Investigation and prediction of co-pyrolysis between oily sludge and high-density polyethylene via in-situ DRIFTS, TGA, and artificial neural network

Abstract

Oily sludge (OS), a hazardous waste produced in a large amount in petroleum industries, has raised great interest in research, and thermal treatment method such as pyrolysis is promising to achieve the goal. This research studied the pyrolysis behavior during co-pyrolysis of OS and high-density polyethylene (HDPE, plastic waste model component) with different blend ratios. The changes of functional groups against pyrolysis temperature were detected via in-situ diffuse reflectance infrared Fourier transform spectroscopy (DRIFTS).
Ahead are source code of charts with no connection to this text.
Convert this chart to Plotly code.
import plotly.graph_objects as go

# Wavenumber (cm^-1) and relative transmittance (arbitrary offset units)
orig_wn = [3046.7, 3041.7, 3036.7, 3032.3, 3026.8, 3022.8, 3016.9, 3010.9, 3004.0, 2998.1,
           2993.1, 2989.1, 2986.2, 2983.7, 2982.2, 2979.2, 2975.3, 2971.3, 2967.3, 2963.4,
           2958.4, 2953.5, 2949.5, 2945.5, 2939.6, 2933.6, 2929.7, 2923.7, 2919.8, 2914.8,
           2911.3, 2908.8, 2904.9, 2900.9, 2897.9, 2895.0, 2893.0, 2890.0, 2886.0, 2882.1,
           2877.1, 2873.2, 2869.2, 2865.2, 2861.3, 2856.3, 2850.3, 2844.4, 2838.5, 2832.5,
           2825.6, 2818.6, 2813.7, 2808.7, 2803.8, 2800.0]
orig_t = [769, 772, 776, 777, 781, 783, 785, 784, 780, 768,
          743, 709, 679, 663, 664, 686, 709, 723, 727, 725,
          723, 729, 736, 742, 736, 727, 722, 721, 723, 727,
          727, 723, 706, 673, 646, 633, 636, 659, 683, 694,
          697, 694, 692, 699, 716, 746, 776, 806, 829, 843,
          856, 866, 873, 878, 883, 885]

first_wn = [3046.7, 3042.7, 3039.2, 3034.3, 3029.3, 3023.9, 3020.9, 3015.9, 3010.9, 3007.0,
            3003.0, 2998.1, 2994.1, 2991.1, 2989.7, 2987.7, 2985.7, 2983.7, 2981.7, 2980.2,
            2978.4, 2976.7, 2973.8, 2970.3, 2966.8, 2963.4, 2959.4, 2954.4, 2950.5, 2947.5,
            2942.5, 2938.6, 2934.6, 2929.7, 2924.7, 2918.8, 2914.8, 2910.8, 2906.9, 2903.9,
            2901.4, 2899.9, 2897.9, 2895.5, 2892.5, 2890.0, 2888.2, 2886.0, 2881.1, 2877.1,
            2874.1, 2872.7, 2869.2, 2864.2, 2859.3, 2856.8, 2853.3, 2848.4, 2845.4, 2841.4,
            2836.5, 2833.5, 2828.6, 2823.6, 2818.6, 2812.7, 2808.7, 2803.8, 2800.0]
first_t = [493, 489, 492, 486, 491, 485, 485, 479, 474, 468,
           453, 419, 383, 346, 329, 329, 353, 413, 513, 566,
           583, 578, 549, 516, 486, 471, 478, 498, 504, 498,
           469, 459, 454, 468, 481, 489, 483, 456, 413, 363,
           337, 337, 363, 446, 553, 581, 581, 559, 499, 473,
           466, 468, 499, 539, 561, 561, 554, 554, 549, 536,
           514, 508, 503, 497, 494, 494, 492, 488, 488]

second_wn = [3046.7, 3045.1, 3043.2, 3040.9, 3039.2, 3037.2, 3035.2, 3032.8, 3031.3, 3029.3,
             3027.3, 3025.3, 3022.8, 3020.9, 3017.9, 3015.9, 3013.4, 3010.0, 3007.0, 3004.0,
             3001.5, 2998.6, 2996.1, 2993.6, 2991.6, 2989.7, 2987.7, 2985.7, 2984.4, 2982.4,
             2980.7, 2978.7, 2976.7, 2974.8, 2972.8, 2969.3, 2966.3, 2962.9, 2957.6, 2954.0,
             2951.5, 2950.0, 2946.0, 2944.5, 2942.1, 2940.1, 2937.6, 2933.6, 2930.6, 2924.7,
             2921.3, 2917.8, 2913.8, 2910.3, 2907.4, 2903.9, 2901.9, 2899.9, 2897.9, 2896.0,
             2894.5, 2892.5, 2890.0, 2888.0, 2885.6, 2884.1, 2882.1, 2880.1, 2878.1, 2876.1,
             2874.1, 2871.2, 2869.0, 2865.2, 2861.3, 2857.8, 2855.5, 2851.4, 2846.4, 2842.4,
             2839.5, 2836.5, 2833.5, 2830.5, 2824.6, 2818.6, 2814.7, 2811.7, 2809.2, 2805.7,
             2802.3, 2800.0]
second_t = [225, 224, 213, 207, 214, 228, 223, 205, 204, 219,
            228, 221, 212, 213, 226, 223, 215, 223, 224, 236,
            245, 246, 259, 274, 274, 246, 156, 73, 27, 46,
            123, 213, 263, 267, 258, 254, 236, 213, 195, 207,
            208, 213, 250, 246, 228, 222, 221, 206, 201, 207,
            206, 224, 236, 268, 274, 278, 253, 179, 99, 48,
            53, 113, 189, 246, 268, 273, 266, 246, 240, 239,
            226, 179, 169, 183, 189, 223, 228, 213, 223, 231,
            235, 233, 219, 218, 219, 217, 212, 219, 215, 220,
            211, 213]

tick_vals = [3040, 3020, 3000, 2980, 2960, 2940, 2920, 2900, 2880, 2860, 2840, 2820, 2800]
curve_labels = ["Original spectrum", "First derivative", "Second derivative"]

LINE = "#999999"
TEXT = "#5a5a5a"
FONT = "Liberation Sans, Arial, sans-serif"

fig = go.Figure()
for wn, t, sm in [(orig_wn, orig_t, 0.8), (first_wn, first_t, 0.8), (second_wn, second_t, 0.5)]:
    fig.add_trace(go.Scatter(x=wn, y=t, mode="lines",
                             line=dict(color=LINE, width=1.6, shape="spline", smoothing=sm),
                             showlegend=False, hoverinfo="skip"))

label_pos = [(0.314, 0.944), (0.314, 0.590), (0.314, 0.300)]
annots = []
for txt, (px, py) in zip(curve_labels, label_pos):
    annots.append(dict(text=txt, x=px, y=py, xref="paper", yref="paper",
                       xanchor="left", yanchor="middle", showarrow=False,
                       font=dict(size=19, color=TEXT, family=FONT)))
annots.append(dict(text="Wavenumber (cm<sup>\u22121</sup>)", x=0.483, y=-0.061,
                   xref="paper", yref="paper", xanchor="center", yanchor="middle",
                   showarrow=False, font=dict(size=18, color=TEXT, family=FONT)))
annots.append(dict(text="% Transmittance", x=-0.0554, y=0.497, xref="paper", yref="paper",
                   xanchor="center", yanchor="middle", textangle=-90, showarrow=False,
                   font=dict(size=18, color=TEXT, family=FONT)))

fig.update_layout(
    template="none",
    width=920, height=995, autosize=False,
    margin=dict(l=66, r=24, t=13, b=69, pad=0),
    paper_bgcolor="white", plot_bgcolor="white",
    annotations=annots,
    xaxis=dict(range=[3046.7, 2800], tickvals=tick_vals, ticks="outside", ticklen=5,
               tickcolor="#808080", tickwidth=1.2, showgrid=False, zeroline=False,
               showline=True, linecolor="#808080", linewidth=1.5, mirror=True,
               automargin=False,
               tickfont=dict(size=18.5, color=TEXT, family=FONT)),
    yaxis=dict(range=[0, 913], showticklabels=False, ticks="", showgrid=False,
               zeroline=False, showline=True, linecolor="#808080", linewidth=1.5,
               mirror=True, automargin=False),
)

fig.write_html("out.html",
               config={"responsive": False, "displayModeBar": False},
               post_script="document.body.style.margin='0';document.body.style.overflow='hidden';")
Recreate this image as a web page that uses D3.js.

The interactive effect between the two feedstocks during co-pyrolysis was analyzed via thermogravimetric analysis (TGA). The DRIFTS showed that the pyrolysis of HDPE can provide abundant •CH3 free radicals which may accelerate the pyrolysis of OS. The disparities between theoretical and experimental thermogravimetric/derivative thermogravimetry (TG/DTG) curves of mixtures indicated a synergistic interaction during co-pyrolysis. Besides, the activation energy of co-pyrolysis was obtained based on kinetic analysis, which showed that the average activation energy followed the trend of O3H1 < OS < O1H1 < HDPE < O1H3. In addition, two artificial neural network (ANN) models, namely ANN model Ⅰ with training and testing R2 of 0.99 (for prediction of interactive effect) and ANN model Ⅱ with training and testing R2 of 0.92 (for prediction of activation energy), were established and validated by comparing with the experimental data, which showed satisfied credibility. Ultimately, the two ANN models were used to reversely guide and optimize experiment design for the highest synergistic effect and the minimum activation energy. This study offers a new insight and strategy to aid pyrolysis experimental studies.